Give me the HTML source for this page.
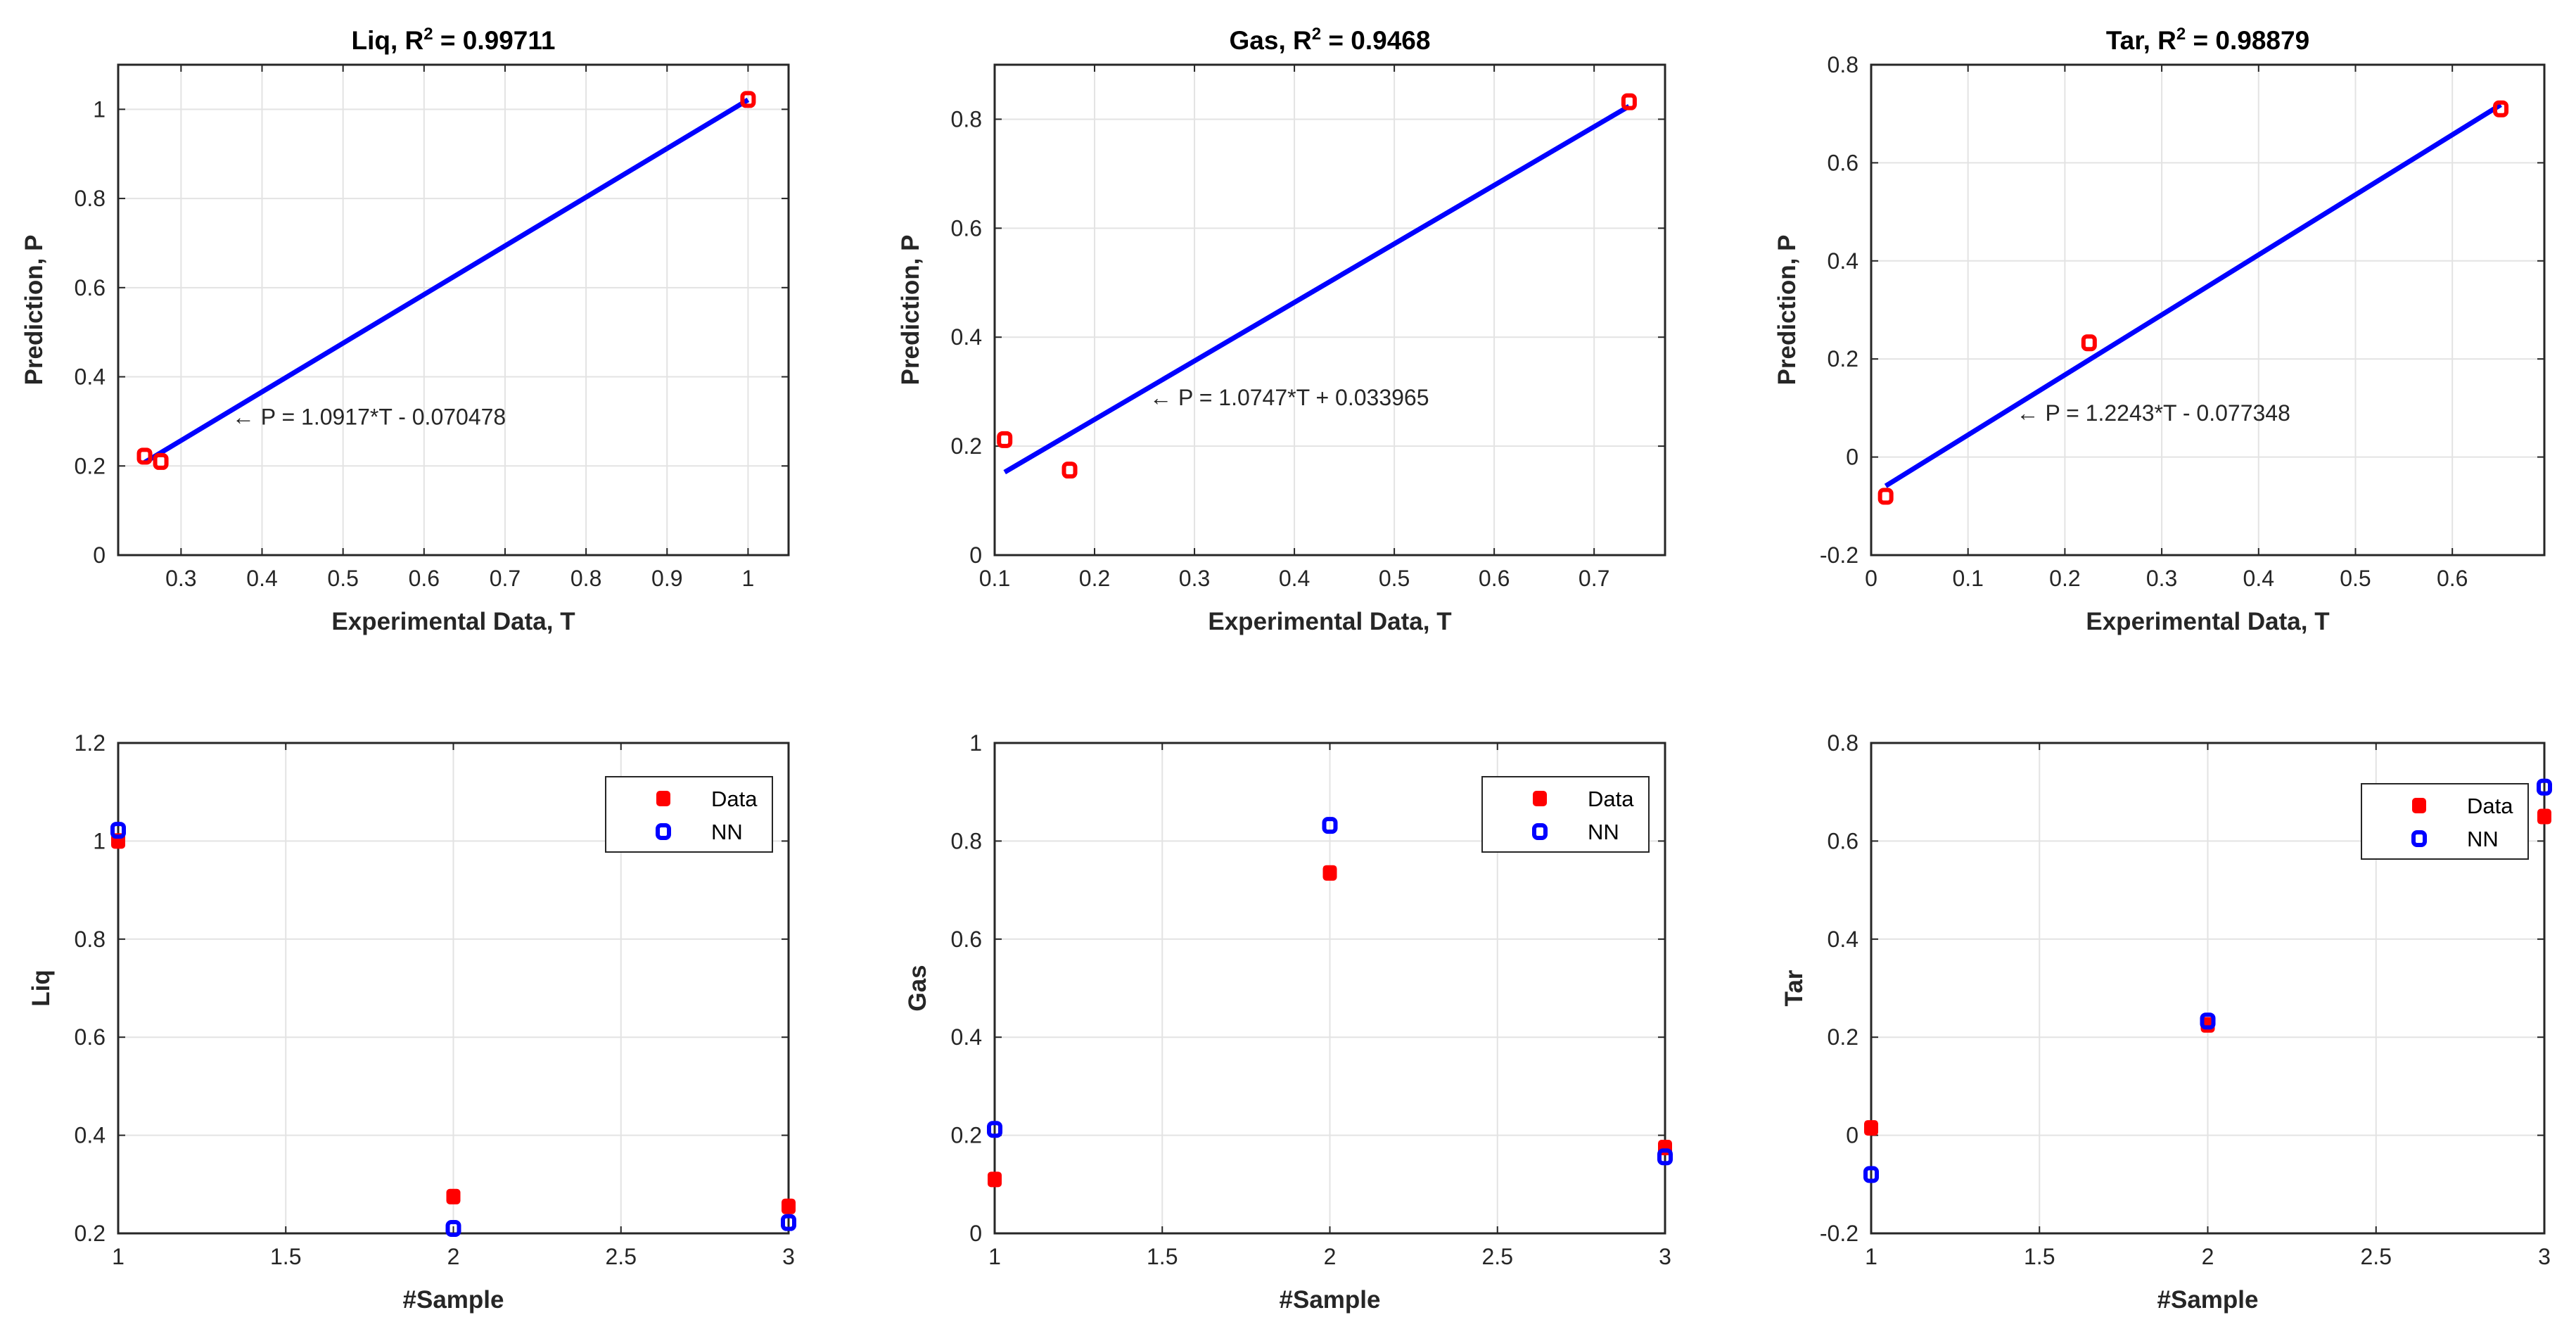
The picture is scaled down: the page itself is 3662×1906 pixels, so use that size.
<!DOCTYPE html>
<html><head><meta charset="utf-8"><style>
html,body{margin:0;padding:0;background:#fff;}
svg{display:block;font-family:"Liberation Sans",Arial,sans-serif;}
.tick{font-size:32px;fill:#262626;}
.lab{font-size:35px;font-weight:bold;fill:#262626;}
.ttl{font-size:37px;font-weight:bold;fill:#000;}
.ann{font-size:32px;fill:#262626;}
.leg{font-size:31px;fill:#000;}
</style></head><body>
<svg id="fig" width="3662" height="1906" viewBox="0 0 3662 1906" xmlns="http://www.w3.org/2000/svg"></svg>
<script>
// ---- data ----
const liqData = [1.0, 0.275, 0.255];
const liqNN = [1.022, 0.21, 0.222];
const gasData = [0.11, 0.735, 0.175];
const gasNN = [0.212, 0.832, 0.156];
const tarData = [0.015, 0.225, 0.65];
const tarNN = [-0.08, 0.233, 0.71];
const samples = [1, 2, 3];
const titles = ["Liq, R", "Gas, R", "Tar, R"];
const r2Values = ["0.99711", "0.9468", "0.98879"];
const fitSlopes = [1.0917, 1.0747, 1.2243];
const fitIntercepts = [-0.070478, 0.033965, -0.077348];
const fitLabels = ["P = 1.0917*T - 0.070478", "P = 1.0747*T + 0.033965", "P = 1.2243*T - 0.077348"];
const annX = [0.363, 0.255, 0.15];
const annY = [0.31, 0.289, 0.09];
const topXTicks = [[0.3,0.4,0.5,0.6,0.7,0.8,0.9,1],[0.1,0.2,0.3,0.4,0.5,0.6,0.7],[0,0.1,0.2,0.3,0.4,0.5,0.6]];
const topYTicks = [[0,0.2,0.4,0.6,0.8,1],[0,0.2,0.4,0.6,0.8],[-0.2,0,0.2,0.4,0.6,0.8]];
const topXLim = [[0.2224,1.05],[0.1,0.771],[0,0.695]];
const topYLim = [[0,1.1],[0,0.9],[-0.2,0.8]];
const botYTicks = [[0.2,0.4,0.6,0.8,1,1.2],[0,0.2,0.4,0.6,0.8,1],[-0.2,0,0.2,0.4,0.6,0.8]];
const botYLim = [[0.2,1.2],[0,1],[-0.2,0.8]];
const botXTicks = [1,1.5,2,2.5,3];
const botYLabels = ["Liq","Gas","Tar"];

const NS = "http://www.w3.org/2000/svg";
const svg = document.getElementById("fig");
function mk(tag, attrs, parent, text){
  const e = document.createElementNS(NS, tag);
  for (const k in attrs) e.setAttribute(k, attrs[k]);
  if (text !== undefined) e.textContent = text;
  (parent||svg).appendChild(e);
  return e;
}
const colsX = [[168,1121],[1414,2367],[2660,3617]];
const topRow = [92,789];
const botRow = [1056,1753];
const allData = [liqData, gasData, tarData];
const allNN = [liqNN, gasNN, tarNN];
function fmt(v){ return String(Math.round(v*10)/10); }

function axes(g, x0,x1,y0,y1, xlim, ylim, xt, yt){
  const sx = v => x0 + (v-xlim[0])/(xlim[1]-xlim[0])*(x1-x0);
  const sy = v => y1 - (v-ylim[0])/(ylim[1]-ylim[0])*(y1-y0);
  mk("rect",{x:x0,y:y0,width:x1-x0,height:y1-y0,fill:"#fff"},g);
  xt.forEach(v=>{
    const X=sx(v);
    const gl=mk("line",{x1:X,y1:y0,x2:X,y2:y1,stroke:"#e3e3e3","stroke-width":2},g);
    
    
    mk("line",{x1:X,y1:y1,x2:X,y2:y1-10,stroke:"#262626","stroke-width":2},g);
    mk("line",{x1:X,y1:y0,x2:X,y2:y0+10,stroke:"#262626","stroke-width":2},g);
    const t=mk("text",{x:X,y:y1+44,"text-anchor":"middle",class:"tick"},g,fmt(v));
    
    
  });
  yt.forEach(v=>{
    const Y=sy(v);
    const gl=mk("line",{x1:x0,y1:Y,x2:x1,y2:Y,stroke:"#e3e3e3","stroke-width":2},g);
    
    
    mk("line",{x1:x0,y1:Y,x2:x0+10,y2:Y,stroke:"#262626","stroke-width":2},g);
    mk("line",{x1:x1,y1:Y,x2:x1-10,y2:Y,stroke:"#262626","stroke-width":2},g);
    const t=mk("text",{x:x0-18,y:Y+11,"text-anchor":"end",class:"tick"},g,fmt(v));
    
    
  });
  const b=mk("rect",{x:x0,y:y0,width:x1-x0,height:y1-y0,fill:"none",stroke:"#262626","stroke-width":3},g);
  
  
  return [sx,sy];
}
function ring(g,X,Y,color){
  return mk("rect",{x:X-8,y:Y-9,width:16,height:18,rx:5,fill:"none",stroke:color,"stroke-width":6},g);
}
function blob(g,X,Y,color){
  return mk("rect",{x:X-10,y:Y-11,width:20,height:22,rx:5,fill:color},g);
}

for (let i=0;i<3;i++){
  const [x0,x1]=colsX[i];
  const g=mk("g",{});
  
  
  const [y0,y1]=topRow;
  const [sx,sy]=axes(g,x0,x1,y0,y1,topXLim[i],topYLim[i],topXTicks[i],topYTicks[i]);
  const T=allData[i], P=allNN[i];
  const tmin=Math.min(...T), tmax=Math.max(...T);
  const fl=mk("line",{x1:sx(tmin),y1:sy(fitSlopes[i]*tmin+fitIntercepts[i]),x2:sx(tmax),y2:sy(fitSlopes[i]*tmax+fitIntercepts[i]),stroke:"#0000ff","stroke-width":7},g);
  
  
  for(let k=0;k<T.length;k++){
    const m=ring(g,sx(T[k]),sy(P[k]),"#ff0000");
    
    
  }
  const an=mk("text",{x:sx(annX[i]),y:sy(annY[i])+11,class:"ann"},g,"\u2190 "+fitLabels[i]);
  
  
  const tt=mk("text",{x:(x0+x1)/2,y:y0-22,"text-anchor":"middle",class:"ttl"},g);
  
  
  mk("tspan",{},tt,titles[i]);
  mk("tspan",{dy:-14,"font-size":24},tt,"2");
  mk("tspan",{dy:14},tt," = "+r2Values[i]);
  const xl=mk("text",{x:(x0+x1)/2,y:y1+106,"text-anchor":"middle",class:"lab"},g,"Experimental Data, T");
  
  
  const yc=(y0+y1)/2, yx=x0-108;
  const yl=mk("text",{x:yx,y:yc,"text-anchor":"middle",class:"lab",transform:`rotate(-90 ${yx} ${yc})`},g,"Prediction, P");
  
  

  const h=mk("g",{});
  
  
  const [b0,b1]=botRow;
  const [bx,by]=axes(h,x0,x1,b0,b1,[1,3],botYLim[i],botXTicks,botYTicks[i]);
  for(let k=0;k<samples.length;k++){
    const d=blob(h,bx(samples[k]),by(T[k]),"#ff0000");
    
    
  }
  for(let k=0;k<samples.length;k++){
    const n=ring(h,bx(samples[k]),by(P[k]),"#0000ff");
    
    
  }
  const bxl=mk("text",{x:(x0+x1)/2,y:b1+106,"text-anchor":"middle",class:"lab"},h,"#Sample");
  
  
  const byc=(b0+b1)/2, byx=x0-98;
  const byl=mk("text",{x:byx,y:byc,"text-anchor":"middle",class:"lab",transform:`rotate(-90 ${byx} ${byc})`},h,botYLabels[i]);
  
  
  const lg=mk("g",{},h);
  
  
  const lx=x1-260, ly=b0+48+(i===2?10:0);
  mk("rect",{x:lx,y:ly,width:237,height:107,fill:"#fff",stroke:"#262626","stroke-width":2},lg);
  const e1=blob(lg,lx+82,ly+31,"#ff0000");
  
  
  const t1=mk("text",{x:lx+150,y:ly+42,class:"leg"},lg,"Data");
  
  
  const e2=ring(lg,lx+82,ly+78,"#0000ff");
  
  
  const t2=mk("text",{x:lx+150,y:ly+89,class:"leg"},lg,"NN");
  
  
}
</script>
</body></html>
^^^^^^^^^^^^^^^^
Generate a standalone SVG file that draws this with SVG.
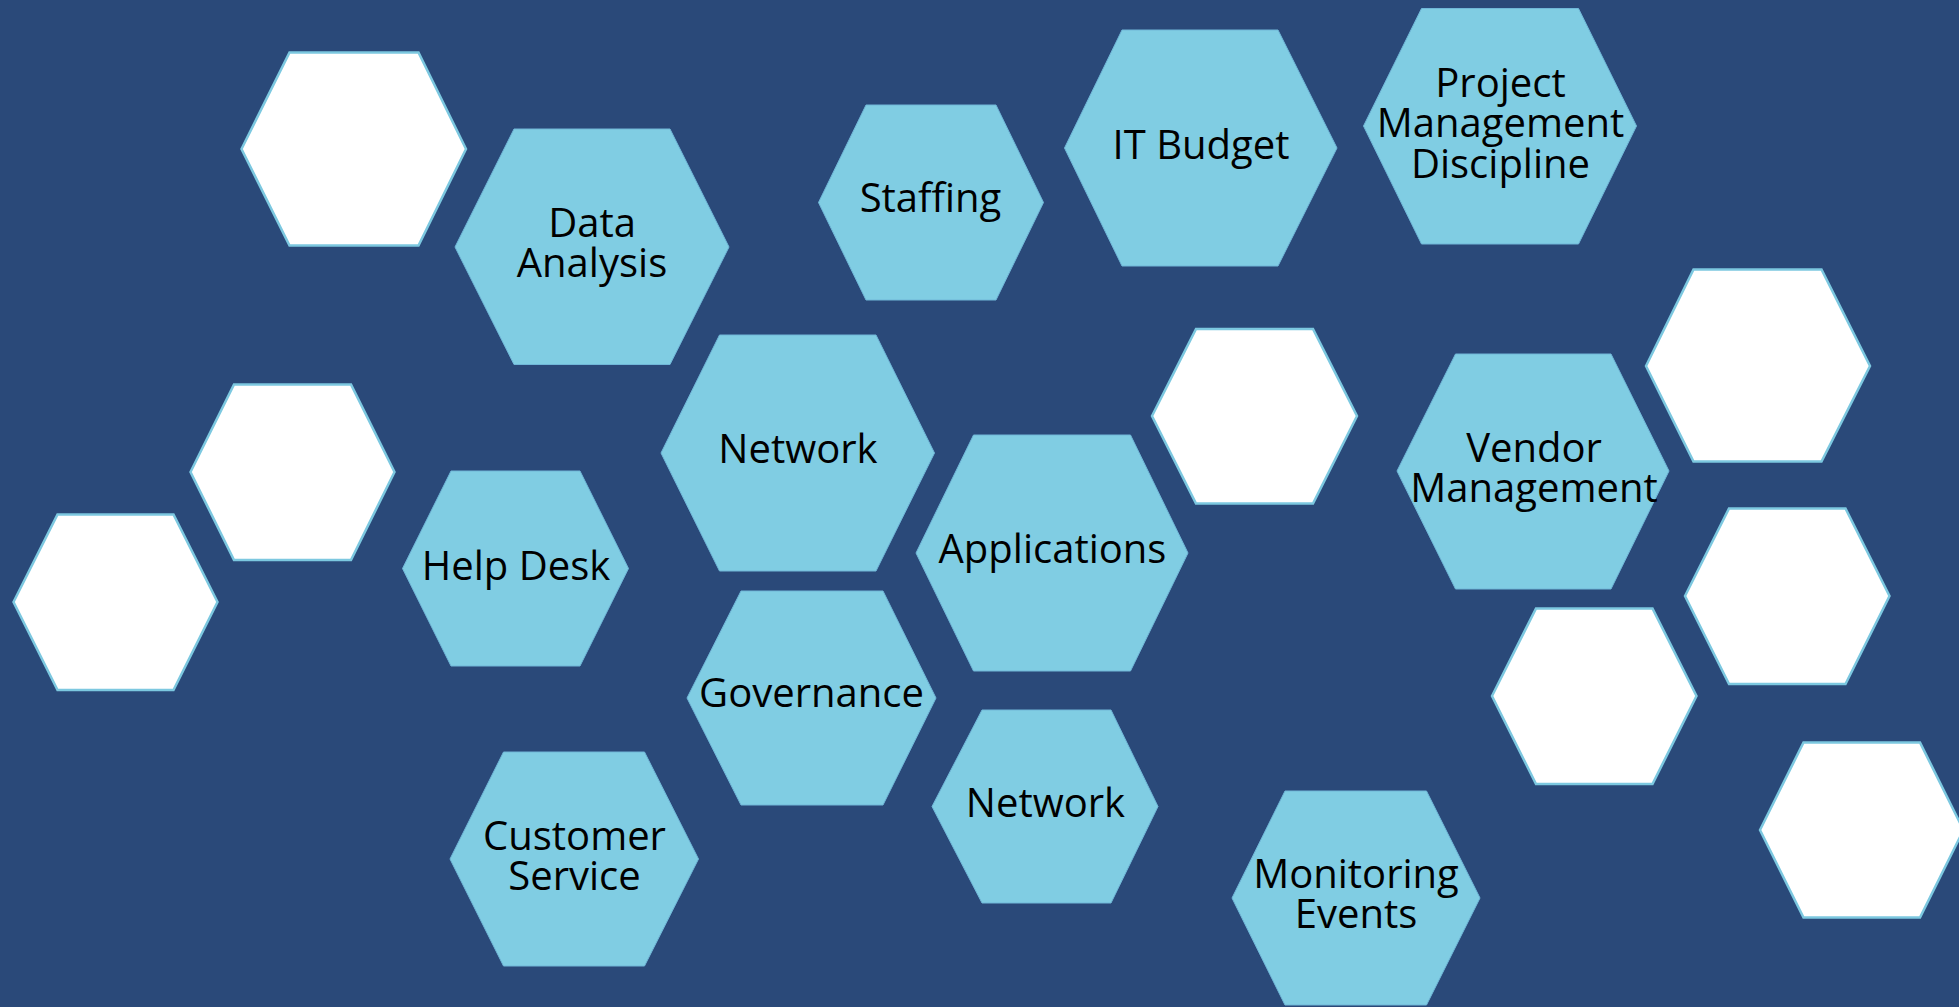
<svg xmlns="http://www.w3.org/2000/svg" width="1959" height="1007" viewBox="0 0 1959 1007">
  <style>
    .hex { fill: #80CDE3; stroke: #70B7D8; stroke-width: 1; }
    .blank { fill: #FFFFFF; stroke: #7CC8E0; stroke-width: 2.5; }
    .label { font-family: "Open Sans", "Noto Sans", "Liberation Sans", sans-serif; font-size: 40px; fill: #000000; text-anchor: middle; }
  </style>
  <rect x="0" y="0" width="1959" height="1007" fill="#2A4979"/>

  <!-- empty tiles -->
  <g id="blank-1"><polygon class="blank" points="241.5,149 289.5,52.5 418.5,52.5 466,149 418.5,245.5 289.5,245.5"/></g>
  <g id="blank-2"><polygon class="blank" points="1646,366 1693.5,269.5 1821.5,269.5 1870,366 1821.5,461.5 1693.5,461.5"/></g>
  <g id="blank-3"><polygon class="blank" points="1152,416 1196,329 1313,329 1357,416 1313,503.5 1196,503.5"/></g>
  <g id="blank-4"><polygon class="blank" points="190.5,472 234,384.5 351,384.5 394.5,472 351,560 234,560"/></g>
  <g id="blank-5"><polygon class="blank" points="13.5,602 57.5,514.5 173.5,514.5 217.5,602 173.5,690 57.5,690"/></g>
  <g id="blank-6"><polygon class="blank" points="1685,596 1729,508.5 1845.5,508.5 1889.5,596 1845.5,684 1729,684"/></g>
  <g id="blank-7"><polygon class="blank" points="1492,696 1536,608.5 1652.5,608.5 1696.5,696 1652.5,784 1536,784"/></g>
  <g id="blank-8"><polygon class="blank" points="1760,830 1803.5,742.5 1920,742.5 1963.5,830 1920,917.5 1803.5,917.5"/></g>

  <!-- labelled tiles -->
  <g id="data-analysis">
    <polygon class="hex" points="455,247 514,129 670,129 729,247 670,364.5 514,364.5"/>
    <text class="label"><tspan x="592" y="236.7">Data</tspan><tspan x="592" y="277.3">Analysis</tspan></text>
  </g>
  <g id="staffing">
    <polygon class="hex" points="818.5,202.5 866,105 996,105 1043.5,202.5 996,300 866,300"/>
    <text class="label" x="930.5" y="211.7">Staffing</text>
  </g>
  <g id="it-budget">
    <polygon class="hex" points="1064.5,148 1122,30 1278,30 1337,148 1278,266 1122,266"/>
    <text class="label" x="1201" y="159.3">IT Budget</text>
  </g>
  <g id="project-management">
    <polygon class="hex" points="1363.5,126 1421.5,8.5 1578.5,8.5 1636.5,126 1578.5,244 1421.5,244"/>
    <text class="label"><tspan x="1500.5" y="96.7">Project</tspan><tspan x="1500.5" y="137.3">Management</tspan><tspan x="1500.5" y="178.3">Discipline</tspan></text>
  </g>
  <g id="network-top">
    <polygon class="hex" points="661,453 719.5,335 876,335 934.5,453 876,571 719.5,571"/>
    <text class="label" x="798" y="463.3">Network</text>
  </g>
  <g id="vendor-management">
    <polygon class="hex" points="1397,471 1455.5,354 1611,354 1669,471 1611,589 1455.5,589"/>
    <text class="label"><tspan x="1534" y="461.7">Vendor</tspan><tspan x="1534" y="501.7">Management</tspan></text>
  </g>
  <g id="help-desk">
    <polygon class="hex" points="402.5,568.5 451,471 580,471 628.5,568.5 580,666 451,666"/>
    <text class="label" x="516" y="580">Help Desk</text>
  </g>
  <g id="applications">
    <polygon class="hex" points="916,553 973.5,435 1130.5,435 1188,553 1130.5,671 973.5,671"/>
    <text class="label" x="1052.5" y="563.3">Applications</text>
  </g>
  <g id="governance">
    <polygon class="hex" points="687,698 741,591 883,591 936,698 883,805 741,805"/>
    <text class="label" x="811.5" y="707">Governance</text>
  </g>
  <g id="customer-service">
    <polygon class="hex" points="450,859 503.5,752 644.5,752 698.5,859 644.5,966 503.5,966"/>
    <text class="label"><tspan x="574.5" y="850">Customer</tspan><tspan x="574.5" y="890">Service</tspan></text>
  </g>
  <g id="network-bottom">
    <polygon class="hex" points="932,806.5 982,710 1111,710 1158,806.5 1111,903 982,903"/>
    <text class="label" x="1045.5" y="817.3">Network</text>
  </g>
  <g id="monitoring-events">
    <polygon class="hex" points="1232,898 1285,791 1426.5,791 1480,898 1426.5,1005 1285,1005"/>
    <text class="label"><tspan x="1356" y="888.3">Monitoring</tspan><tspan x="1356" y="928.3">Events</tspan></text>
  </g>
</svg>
^^^^^^^^^^^^^^^^
# [The task]
Reproduce each line of the material containing the word "that".

# [Complete answer]
The picture is scaled down: the page itself is 3662×1906 pixels, so use that size.
Generate a standalone SVG file that draws this with SVG.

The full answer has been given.